Start of Dataset rows
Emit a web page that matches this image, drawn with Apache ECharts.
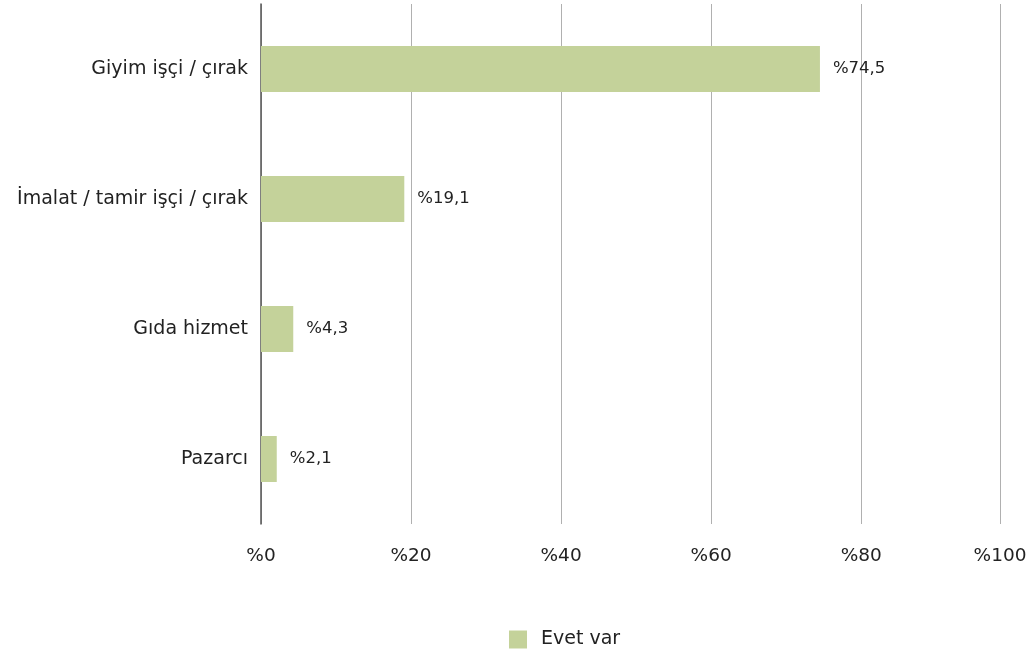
<!DOCTYPE html>
<html>
<head>
<meta charset="utf-8">
<script src="https://cdn.jsdelivr.net/npm/echarts@6/dist/echarts.min.js"></script>
<style>html,body{margin:0;padding:0;background:#fff}#c{width:1034px;height:654px}</style>
</head>
<body>
<div id="c"></div>
<script>
const categories = ['Giyim işçi / çırak', 'İmalat / tamir işçi / çırak', 'Gıda hizmet', 'Pazarcı'];
const values = [74.5, 19.1, 4.3, 2.1];
const valueLabels = ['%74,5', '%19,1', '%4,3', '%2,1'];
const tickLabels = ['%0', '%20', '%40', '%60', '%80', '%100'];
const seriesName = 'Evet var';

const FONT = 'DejaVu Sans';
const chart = echarts.init(document.getElementById('c'), null, {renderer: 'canvas'});
chart.setOption({
  animation: false,
  textStyle: {fontFamily: FONT},
  grid: {left: 261, right: 34, top: 4, bottom: 130, containLabel: false},
  legend: {
    top: 630, left: 509,
    itemWidth: 18, itemHeight: 18, itemGap: 10,
    icon: 'rect',
    padding: 0,
    textStyle: {fontFamily: FONT, fontSize: 19, color: '#222', padding: [0, 0, 0, 9]},
    data: [seriesName]
  },
  xAxis: {
    type: 'value', min: 0, max: 98.5, interval: 20,
    axisLine: {show: false}, axisTick: {show: false},
    splitLine: {show: true, lineStyle: {color: '#b0b0b0', width: 1}},
    axisLabel: {
      margin: 23, fontSize: 18.5, color: '#222', fontFamily: FONT,
      showMaxLabel: true,
      formatter: (v, i) => tickLabels[i]
    }
  },
  yAxis: {
    type: 'category', data: categories, inverse: true,
    axisLine: {show: true, lineStyle: {color: '#555', width: 1.5}},
    axisTick: {show: false},
    axisLabel: {margin: 13, fontSize: 19, color: '#222', fontFamily: FONT}
  },
  series: [{
    name: seriesName, type: 'bar', data: values, barWidth: 46,
    itemStyle: {color: '#c4d29a'},
    label: {
      show: true, position: 'right', distance: 13,
      fontSize: 16.5, color: '#222', fontFamily: FONT,
      formatter: p => valueLabels[p.dataIndex]
    }
  }]
});
</script>
</body>
</html>
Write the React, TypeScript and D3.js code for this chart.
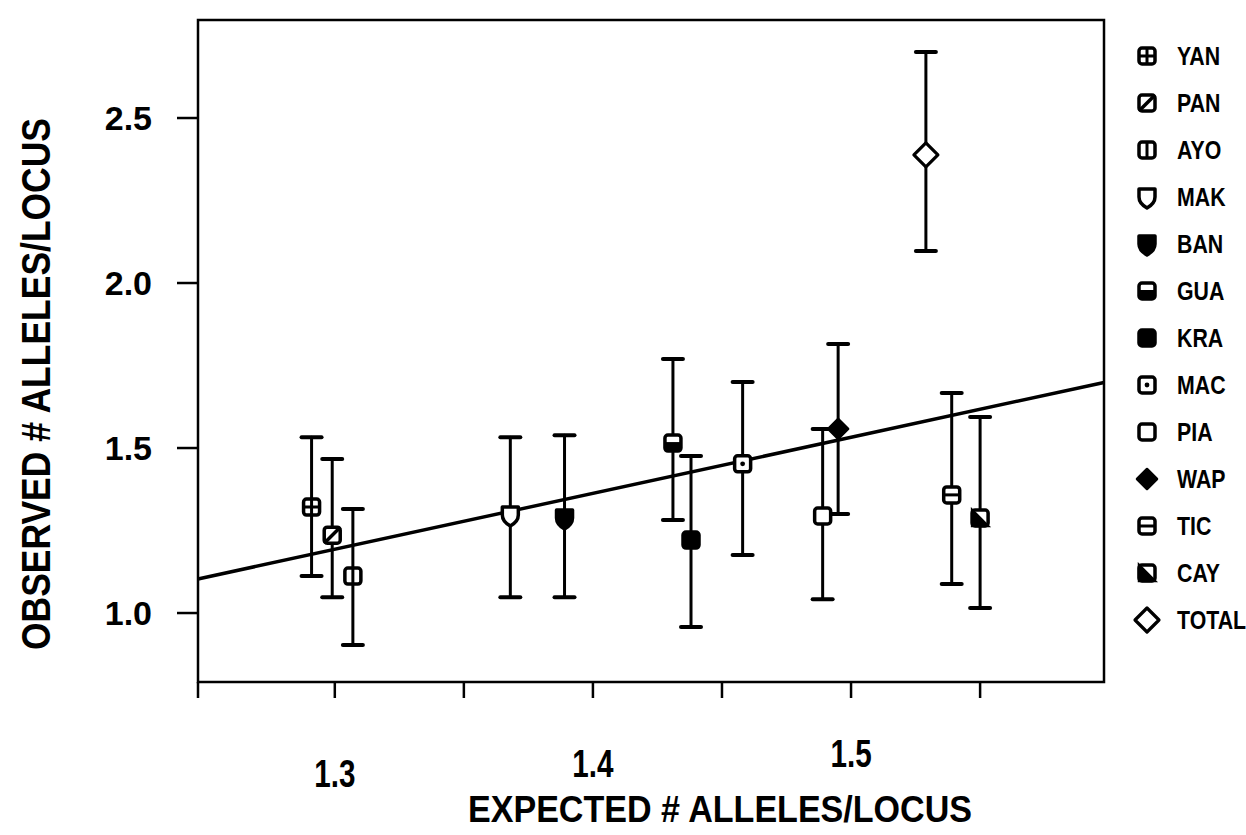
End of Dataset rows
Go through the listing above and write it out again exactly, dropping the pictures.

Emit a web page that matches this image, drawn with Apache ECharts.
<!DOCTYPE html>
<html>
<head>
<meta charset="utf-8">
<script src="https://cdn.jsdelivr.net/npm/echarts@6/dist/echarts.min.js"></script>
<style>html,body{margin:0;padding:0;background:#fff}#c{width:1034px;height:654px}</style>
</head>
<body>
<div id="c"></div>
<script>
const categories = ['Giyim işçi / çırak', 'İmalat / tamir işçi / çırak', 'Gıda hizmet', 'Pazarcı'];
const values = [74.5, 19.1, 4.3, 2.1];
const valueLabels = ['%74,5', '%19,1', '%4,3', '%2,1'];
const tickLabels = ['%0', '%20', '%40', '%60', '%80', '%100'];
const seriesName = 'Evet var';

const FONT = 'DejaVu Sans';
const chart = echarts.init(document.getElementById('c'), null, {renderer: 'canvas'});
chart.setOption({
  animation: false,
  textStyle: {fontFamily: FONT},
  grid: {left: 261, right: 34, top: 4, bottom: 130, containLabel: false},
  legend: {
    top: 630, left: 509,
    itemWidth: 18, itemHeight: 18, itemGap: 10,
    icon: 'rect',
    padding: 0,
    textStyle: {fontFamily: FONT, fontSize: 19, color: '#222', padding: [0, 0, 0, 9]},
    data: [seriesName]
  },
  xAxis: {
    type: 'value', min: 0, max: 98.5, interval: 20,
    axisLine: {show: false}, axisTick: {show: false},
    splitLine: {show: true, lineStyle: {color: '#b0b0b0', width: 1}},
    axisLabel: {
      margin: 23, fontSize: 18.5, color: '#222', fontFamily: FONT,
      showMaxLabel: true,
      formatter: (v, i) => tickLabels[i]
    }
  },
  yAxis: {
    type: 'category', data: categories, inverse: true,
    axisLine: {show: true, lineStyle: {color: '#555', width: 1.5}},
    axisTick: {show: false},
    axisLabel: {margin: 13, fontSize: 19, color: '#222', fontFamily: FONT}
  },
  series: [{
    name: seriesName, type: 'bar', data: values, barWidth: 46,
    itemStyle: {color: '#c4d29a'},
    label: {
      show: true, position: 'right', distance: 13,
      fontSize: 16.5, color: '#222', fontFamily: FONT,
      formatter: p => valueLabels[p.dataIndex]
    }
  }]
});
</script>
</body>
</html>
Write the React, TypeScript and D3.js code for this chart.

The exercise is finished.